I'm not familiar with shadowrun and such, also not sure how that would apply to Golarion by taking a "chipset" angle. How would you contextualize "extra RAM" for a person in pre-computer society?


Proley,

People have embedded what we call stats into the language. For instance, that guy with a 12 INT is called 'smart'.
The guy with the 14 is called 'very smart'. At 16 he starts getting called brilliant or other superlatives, as a 16 is often the highest stat ordinary people have any direct experience with.

In cyberpunk settings, skill chips/skillwires are pretty common.
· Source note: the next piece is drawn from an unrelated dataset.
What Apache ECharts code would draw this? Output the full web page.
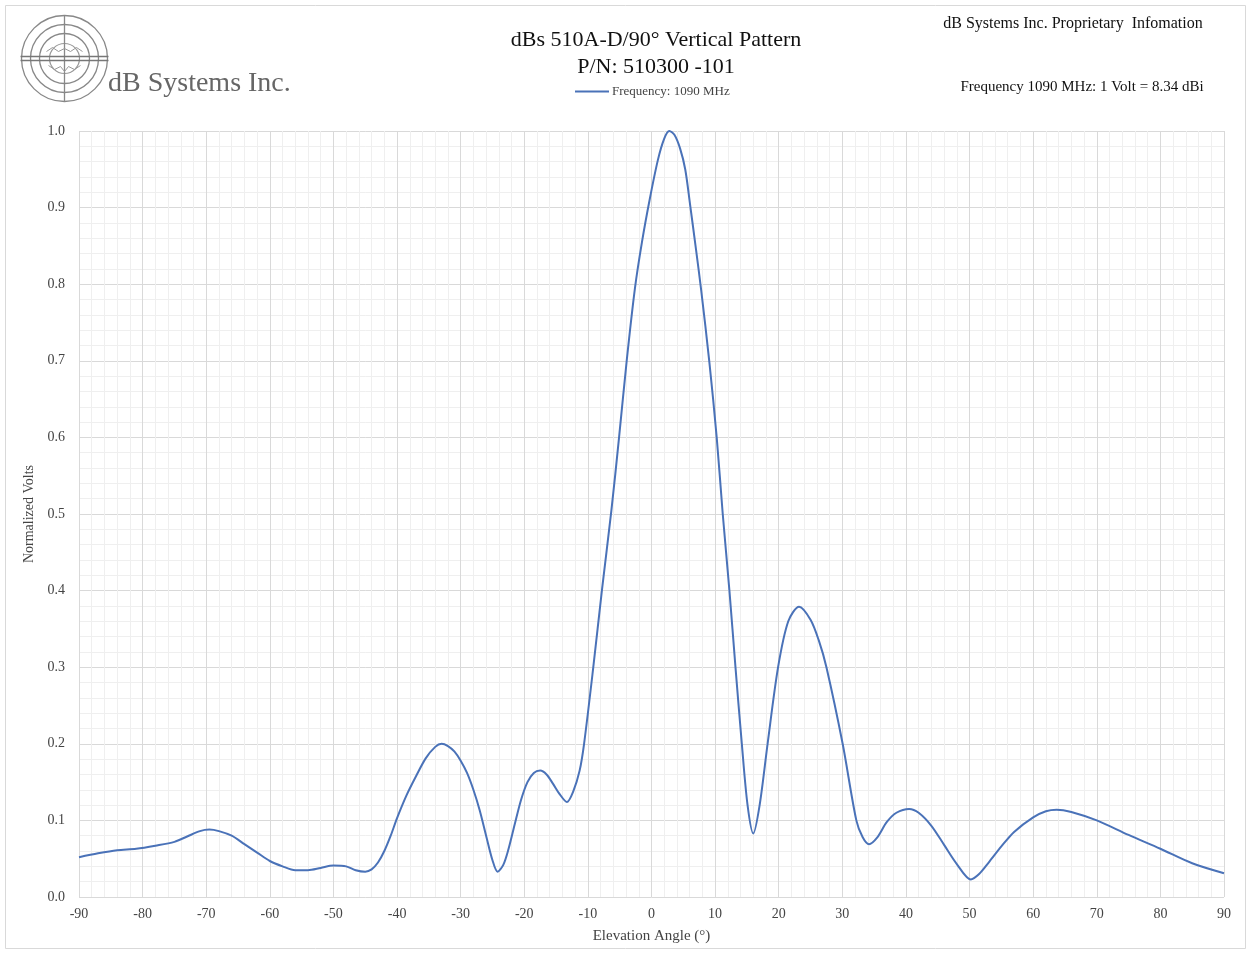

Essentially they give you the skill but without the scaffolding that someone who learned the skill organically probably would have gotten. So you can use Skill X, but because it's not totally integrated into your mind, you can't use it as a default for Skill Y, which is somewhat related to skill X. Insofar as the extra memory is concerned, imagine having a google glass on steroids. Look at someone and everything you have recorded about that person is right there on your heads-up display,including all things you owe him or vice versa. Also imagine being able to have nearly perfect recall of anything you'd ever read. That's how extra RAM conceptualizes in a magical society (note, a very very small fraction of society has this already in full blown form, with a larger small fraction having 'really good memories').
Somebody with a 20 INT + 6 for an item would act like a 20 intelligence person with 3 chipped skills and radically enhanced memory capabilities (and a somewhat enhanced ability to channel magic if that person is a wizard). An 'organic' 26 intelligence would be a different beast, although identical for most game purposes they'd be roleplayed a lot differently.


Thanks EWHM, think I get your angle better now. I'm a PF exclusive player so modern d20 is druidic to me (hahahaha)


Proley,
It's also a good idea to assume a lot of your extremely high INT extraplanars/dragons/etc have a fair bit of their mental stats loaded out that way---i.e. a very high stat magically augmented. Otherwise its nearly impossible to do them any sort of justice. An organic 30 INT, for instance, boggles the imagination.